A new U.S. Consumer Product Safety Commission proposal calls for many commercial pools with unblockable drains to be altered.
As of press time, CPSC was scheduled to take a vote Sept. 28 to determine whether the definition of an unblockable drain, as classified in the Virginia Graeme Baker Pool and Spa Safety Act, needs to become more stringent.
The ballot reconsiders a much-debated decision made by the agency in April 2010, stating that a drain can be considered unblockable as long as its cover measures 18-by-23-inches or larger. Now the commissioners may mandate that the sump conform to that sizing as well.
Under the VGB Act, unblockable drains are not required to be split or supplemented with a backup system, so this definition allowed single-drain pools to comply with the law relatively easily. All that was needed was a larger cover and the drain could be reclassified as unblockable. Some drain covers were even manufactured for this specific purpose.
But last year’s decision proved controversial with safety groups and parents of entrapment victims, who said backup devices should be required of single, unblockable drains, particularly those with smaller sumps, in case the covers were to come off.
The current definition had passed by one vote. The ongoing campaign for a new ballot was largely organized by the Pool Safety Council, an advocacy group founded by manufacturers of safety products and backup devices.
One commissioner who voted for the definition, Robert Adler, had a change of heart after meeting with safety advocates and the industry. “I believe our previous interpretation did not comport with what Congress intended when it wrote the Virginia Graeme Baker Pool and Spa Safety Act,” he said in a statement to Pool & Spa News. “... In a perfect world, we should require both unblockable drain covers and backup systems.”
Passage of the new requirement would mean that all drains with unblockable-sized covers but smaller sumps will have to be addressed by May 28, 2012. However, that date could change, said Scott Wolfson, a CPSC spokesman.
Current indicators suggest the revision likely will go through, with the vote following political party lines.
CPSC is led by five commissioners — two Republicans, two Democrats and a chair appointed by the U.S. president.
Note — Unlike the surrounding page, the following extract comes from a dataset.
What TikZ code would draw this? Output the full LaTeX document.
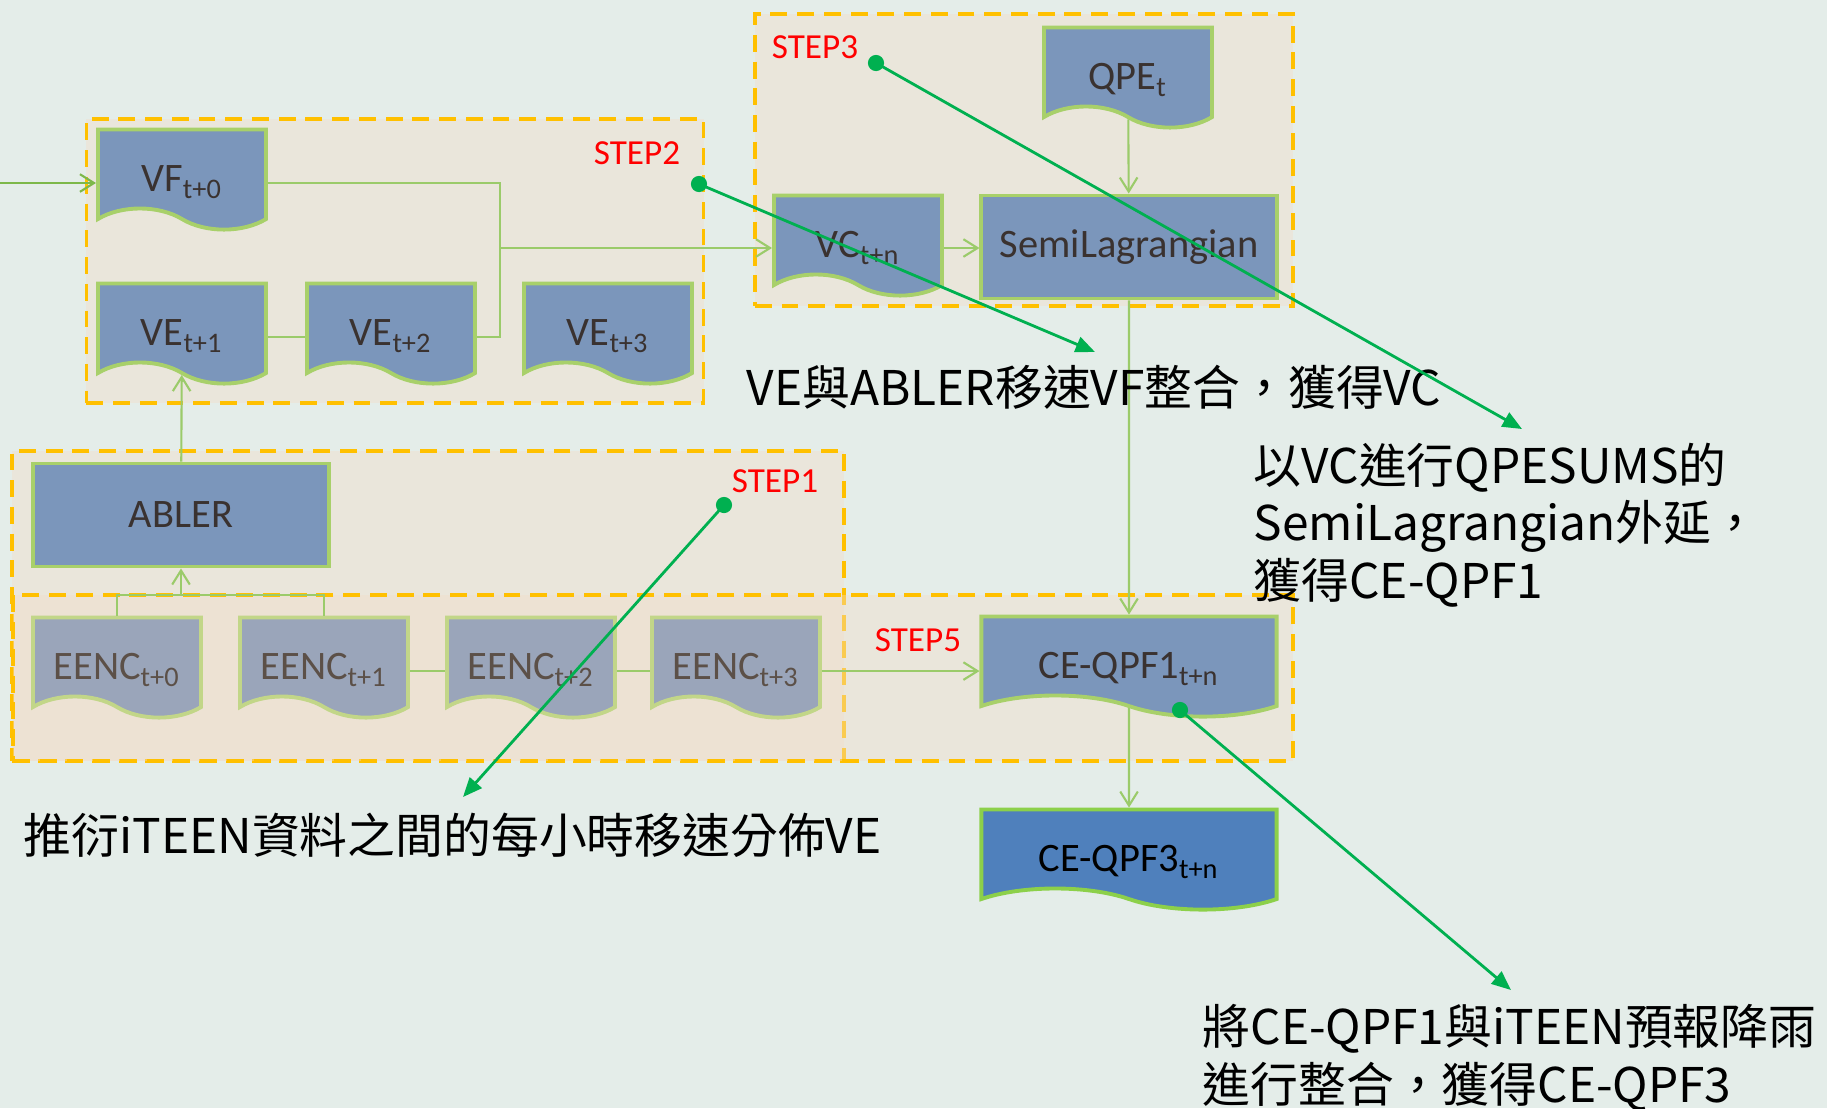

In addition to Adler, Chairwoman Inez Tennenbaum has publicly stated her objection to the current interpretation. Thomas Moore, the remaining Democrat, voted against the current definition last year, but declined to comment regarding the upcoming ballot.
Conversely, the two Republicans — Anne Northup and Nancy Nord — voted for the current definition last year. Northup has stated she will maintain her position.
“Unblockable drains are, by far, the best remedy to this situation,” Northup said. “This is what we want pools to do because backup systems only begin to work once there is an entrapment taking place, and it doesn’t prevent all entrapments. An unblockable drain cover is the safest, most efficient remedy.”
Nord hasn’t indicated how she will vote but, like Northup, said she opposed revisiting the issue, as well as how the new vote is being handled.
“I was told ... the commissioners aren’t even going to get a public briefing about the impact of this change,” she said. “I’m scrambling to find out information on my own because no one else on the staff or in the leadership of this agency is going out to determine the impact of a change of this magnitude. That’s just bad governing.” (Click here for a separate article covering discord in CPSC.)
Wolfson said the vote on the table was generated by Adler, not CPSC staff. Additionally, he stated that “before the votes are cast, the commissioners will be free to pose questions and have a dialogue on the matter before them.”
Many pool and spa industry members disagree with the proposed change.
Though there have been concerns about how some unblockable drain covers attach to existing smaller sumps, they are addressed through product testing, said Steve Barnes, chairman of the APSP Technical Committee. In addition, he said, the law should focus on the need to ensure drain covers remain in place.
Because the backup devices currently available do not prevent against all five types of entrapment, you can’t compare them to, say, a GFCI in an electrical system, he added. “A GFCI and a circuit breaker turn off the power, which is the hazard,” he said. “The backup devices in VGB only address hazards directly attributed to high vacuum, but not hair, evisceration and limb entrapment.”
Any new definition is likely to take a toll on some manufacturers. “The big losers here are going to be those guys who have been making unblockable covers to go over blockable outlets,” Barnes said.
Meanwhile, those in the field express continued frustration with how the VGB Act has been implemented.
“All the VGB work is pretty well done, so it’s kind of after the fact,” said Dick Nichols, president of Genie Pool and Spa Service in San Jose, Calif.
“I don’t know what it is they’re trying to accomplish, but this whole thing has been the most ludicrous waste of people’s money I think I’ve ever seen in my 35 years in this business.”